We can sense this thing from a mile away
Why Some Men Repel Women

I went for coffee with a friend of mine.
He expressed to me that he was becoming hopeless with romance. He dated lots, but no one seemed to stay. He experienced himself as a failure with women. He registered for a course — for the second time — that helps men meet women and learn how to talk to them, in attempt to finally find a girlfriend.
I asked him one thing:
“What was your dad like?”
At first, his answer was normal. “My dad was successful, he was well-known, and he did a lot for the community.”
I sat silently. “But… ?” I nudged.
“Well, okay… He was a colourful character,” he continued, illustrating his father’s problems with drugs, alcohol, and cheating on his mother, among other things.
The next question was easy.
“How many of your friends are women?” I asked.
“Almost all of them. My life is surrounded with women,” he replied. When I asked why, he said, “I guess I just don’t trust men.”
It became clear in that moment why he gravitated towards women. Based on the behaviour of his father (although he still loved him very much), it was possible he subconsciously deemed men untrustworthy, unstable, and irresponsible. And so, women became the only people he could rely on.
You can see why this could be a problem for the women he was trying to date. If women are the only safe ones, then, wouldn’t his girlfriend become his refuge? Wouldn’t his girlfriend be the one he would lean on, feel safe with? I’m not talking about healthy spousal support — he was coming from a dependent place. He was hiding from men, and staying safe with women.

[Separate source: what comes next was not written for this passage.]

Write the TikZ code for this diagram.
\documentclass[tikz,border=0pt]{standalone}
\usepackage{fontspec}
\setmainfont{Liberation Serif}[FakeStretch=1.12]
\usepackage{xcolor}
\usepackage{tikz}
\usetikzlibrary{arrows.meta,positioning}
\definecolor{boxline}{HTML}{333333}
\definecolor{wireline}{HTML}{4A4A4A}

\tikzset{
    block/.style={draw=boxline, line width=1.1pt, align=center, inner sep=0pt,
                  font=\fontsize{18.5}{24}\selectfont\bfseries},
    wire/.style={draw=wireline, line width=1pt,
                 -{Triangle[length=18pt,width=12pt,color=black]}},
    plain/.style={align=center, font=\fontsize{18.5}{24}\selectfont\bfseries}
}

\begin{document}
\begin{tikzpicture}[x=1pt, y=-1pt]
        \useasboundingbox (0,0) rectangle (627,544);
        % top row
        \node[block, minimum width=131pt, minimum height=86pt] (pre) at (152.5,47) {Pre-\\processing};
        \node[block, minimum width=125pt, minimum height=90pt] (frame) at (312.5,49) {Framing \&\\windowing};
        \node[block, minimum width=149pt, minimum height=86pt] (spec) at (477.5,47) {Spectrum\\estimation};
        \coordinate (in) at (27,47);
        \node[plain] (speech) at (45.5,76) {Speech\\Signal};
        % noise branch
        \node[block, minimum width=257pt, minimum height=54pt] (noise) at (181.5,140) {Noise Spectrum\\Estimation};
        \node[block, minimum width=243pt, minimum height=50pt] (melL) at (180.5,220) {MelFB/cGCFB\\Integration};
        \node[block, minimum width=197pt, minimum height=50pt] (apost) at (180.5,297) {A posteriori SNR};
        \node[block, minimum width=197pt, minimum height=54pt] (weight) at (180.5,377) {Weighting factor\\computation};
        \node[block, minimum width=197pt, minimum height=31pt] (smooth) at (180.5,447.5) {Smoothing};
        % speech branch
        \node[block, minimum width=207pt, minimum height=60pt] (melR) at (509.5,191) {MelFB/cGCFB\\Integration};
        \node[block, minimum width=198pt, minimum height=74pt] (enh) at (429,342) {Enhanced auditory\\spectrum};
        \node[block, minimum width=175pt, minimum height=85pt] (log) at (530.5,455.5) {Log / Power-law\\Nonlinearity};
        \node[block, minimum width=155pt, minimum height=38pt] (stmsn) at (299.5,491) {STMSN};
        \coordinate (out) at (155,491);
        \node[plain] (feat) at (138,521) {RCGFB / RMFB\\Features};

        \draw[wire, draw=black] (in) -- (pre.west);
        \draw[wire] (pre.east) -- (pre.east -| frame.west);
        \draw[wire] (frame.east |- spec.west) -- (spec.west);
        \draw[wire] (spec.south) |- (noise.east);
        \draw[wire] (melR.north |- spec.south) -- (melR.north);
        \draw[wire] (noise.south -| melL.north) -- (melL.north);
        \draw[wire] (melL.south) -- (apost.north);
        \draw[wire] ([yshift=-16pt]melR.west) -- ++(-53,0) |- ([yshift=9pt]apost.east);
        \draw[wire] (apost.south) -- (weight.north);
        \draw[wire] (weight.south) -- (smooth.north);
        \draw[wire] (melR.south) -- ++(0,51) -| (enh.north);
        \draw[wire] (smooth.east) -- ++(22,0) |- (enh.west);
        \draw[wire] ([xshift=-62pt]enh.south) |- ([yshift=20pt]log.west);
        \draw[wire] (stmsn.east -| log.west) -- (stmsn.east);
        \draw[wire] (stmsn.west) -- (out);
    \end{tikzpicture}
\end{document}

The point here was not to show my friend that he shouldn’t have so many female friends, or that he shouldn’t lean on a partner when he needs to. Far from it. The point is that if he must be around women, he needs women. And when a man needs a woman to feel safe, she can feel it. And that feels heavy.

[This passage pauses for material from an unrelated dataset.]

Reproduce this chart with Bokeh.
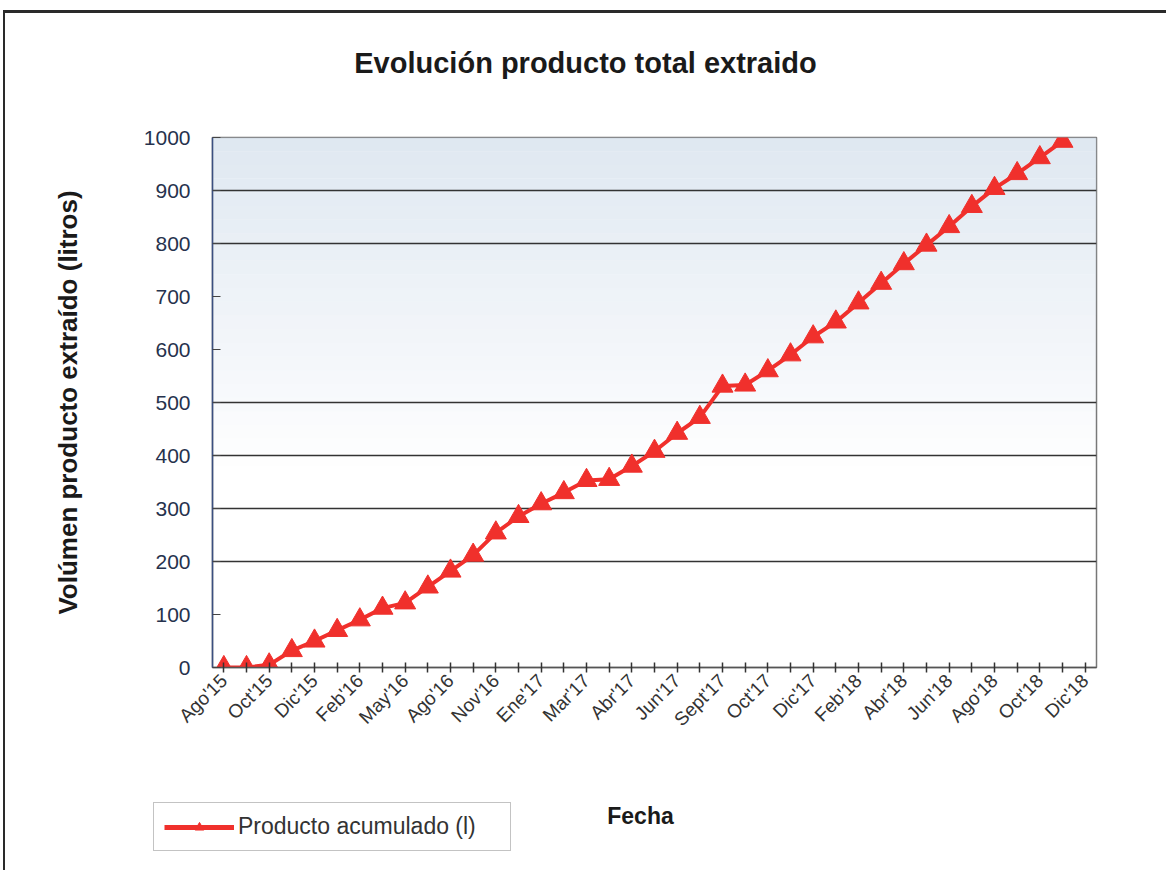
from bokeh.plotting import figure
from bokeh.models import (FixedTicker, BoxAnnotation, Legend, LegendItem, ColumnDataSource,
                          Label, Div)
from bokeh.layouts import column, row
from bokeh.embed import file_html
from bokeh.resources import INLINE

# ---- data ----
title_text = "Evolución producto total extraido"
tick_labels = ["Ago'15", "Oct'15", "Dic'15", "Feb'16", "May'16", "Ago'16", "Nov'16",
               "Ene'17", "Mar'17", "Abr'17", "Jun'17", "Sept'17", "Oct'17", "Dic'17",
               "Feb'18", "Abr'18", "Jun'18", "Ago'18", "Oct'18", "Dic'18"]
n_categories = 39
producto = [0, 0, 5, 32, 50, 70, 90, 112, 122, 152, 182, 212, 254, 285, 309, 330,
            353, 355, 380, 408, 442, 472, 531, 533, 560, 590, 624, 652, 688, 725,
            762, 797, 832, 870, 904, 932, 962, 993]
y_ticks = [0, 100, 200, 300, 400, 500, 600, 700, 800, 900, 1000]
grid_lines = [200, 300, 400, 500, 800, 900]

idx = list(range(len(producto)))
src = ColumnDataSource(dict(x=idx, y=producto))

W = 1161
RED = "#f0302c"
FONT = "Liberation Sans"

# ---- title block ----
title_div = Div(text=title_text, width=W, height=104, margin=0,
                styles={"font-family": "'Liberation Sans', Arial, sans-serif",
                        "font-size": "29px", "font-weight": "bold", "color": "#1a1a1a",
                        "text-align": "center", "line-height": "100px",
                        "background-color": "white"})

# ---- main plot ----
PH = 673
p = figure(width=W, height=PH, output_backend="svg", toolbar_location=None,
           x_range=(-0.5, n_categories - 0.5), y_range=(0, 1000),
           min_border_left=207, min_border_right=70, min_border_top=20,
           min_border_bottom=123)
p.margin = 0
p.background_fill_color = "white"
p.border_fill_color = "white"
p.outline_line_color = "#777777"
p.outline_line_width = 1.5

steps = 24
for i in range(steps):
    lo = 380 + i * (620 / steps)
    hi = lo + 620 / steps
    p.add_layout(BoxAnnotation(bottom=lo, top=hi, fill_color="#d3dfec",
                               fill_alpha=0.72 * (i + 1) / steps, line_alpha=0,
                               level="image"))

ya = p.yaxis[0]
ya.ticker = FixedTicker(ticks=y_ticks)
ya.axis_label = "Volúmen producto extraído (litros)"
ya.axis_label_text_font = FONT
ya.axis_label_text_font_size = "26px"
ya.axis_label_text_font_style = "bold"
ya.axis_label_text_color = "#1a1a1a"
ya.axis_label_standoff = 58
ya.major_label_text_font = FONT
ya.major_label_text_font_size = "21px"
ya.major_label_text_color = "#26324d"
ya.major_label_standoff = 22
ya.major_tick_in = 8
ya.major_tick_out = 0
ya.minor_tick_line_color = None
ya.axis_line_color = "#3b4f80"
ya.axis_line_width = 1.5
ya.major_tick_line_color = "#444444"

xa = p.xaxis[0]
xa.ticker = FixedTicker(ticks=list(range(n_categories)))
overrides = {}
for i in range(n_categories):
    overrides[i] = tick_labels[i // 2] if i % 2 == 0 else ""
xa.major_label_overrides = overrides
xa.major_label_orientation = 0.785398
xa.major_label_text_font = FONT
xa.major_label_text_font_size = "19px"
xa.major_label_text_color = "#333333"
xa.major_label_standoff = 5
xa.major_tick_in = 5
xa.major_tick_out = 5
xa.major_tick_line_color = "#333333"
xa.major_tick_line_width = 1.5
xa.minor_tick_line_color = None
xa.axis_line_color = "#555555"
xa.axis_line_width = 1.5

p.xgrid.visible = False
p.ygrid.ticker = FixedTicker(ticks=grid_lines)
p.ygrid.grid_line_color = "#333333"
p.ygrid.grid_line_width = 1.6

p.line("x", "y", source=src, line_color=RED, line_width=4)
p.scatter("x", "y", source=src, marker="triangle", size=21,
          fill_color=RED, line_color=RED)

# ---- bottom strip: legend + x-axis title ----
q = figure(width=W, height=80, output_backend="svg", toolbar_location=None,
           x_range=(-100, -99), y_range=(-100, -99),
           x_axis_location=None, y_axis_location=None,
           min_border_left=0, min_border_right=0, min_border_top=0, min_border_bottom=0)
q.margin = 0
q.outline_line_color = None
q.grid.visible = False
q.background_fill_color = "white"
q.border_fill_color = "white"
ln = q.line("x", "y", source=src, line_color=RED, line_width=5)
mk = q.scatter("x", "y", source=src, marker="triangle", size=18,
               fill_color=RED, line_color=RED)

legend = Legend(items=[LegendItem(label="Producto acumulado (l)", renderers=[ln, mk])],
                location=(148, 19), orientation="horizontal")
legend.label_text_font = FONT
legend.label_text_font_size = "23px"
legend.label_text_color = "#333333"
legend.border_line_color = "#888888"
legend.border_line_width = 1.5
legend.background_fill_color = "white"
legend.glyph_width = 70
legend.glyph_height = 22
legend.label_width = 262
legend.label_standoff = 4
legend.padding = 10
legend.margin = 0
q.add_layout(legend, "center")

q.add_layout(Label(x=635, y=55, x_units="screen", y_units="screen", text="Fecha",
                   text_font=FONT, text_font_size="23px",
                   text_font_style="bold", text_color="#1a1a1a",
                   text_align="center", text_baseline="middle"))

bottom = row(q, margin=0)
layout = column(title_div, p, bottom, spacing=0)
layout.margin = (10, 0, 0, 3)
layout.styles = {"border-top": "3px solid #2a2a2a", "border-left": "2px solid #2a2a2a"}

open("out.html", "w").write(file_html(layout, INLINE))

I then asked him what it would be like to have a community of men in his life who live from the heart. Who are good people, who pursue their dreams, who stick together, and treat people well. He responded with, “I don’t even know what that would be like. I’ve never considered that as an option. But it sounds awesome.” His face completely lit up in wonder.
That moment was surreal. The moment where we saw, in an instant, that he had never comprehended having a trustworthy community of men in his life. Think of the ripple effect that might have.
Another question came to mind: if he saw men as unreliable or destructive, how much of his own manhood was he burying in attempt to not be like them? Which gifts of masculinity was he missing out on? Which gifts of his masculinity were women missing out on?
Really, the coping mechanism his brain created made sense. The main man, and role model of his life, was an unreliable character. From that lens, befriending mostly women made sense. But he was missing out on a whole other world, and putting women in a heavy position.
And so, we decided from that moment forward, that he would open his heart to believing that men are good. To reconciling with men. That when someone acts like his father did, it wasn’t because he was a man, it was because he was a human in pain. That he would learn how to lean on and discover himself among men, so that when he found a woman, she knew she didn’t need to take care of him in an unhealthy way. He could experience peace with men, and truly partner with a woman.
And for some men, I notice, it has gone completely the other way. Their father mistreated women, and so in their own escape from men, they try to save women. They carry their father’s debt. In which case, again, they cannot truly partner with a woman.
Of course, this story can be applied to any gender, and any parent. How many times have you heard of the girl who can’t stand women, so she becomes one of the boys? These women typically have the kind of mother that is dramatic or manipulative, and so their model of womanhood or femininity is skewed. They miss out on their own femininity, and they miss out on amazing women.
At the end of the day, humans in pain are just humans in pain. And if we have a wounded story with one or both of our parents, we need to heal it in order to create true partnership, and be free to have friendships with anyone.
My friend is now in a men’s group and feeling more connected to other men than he ever thought possible. I can’t wait to see what happens from here.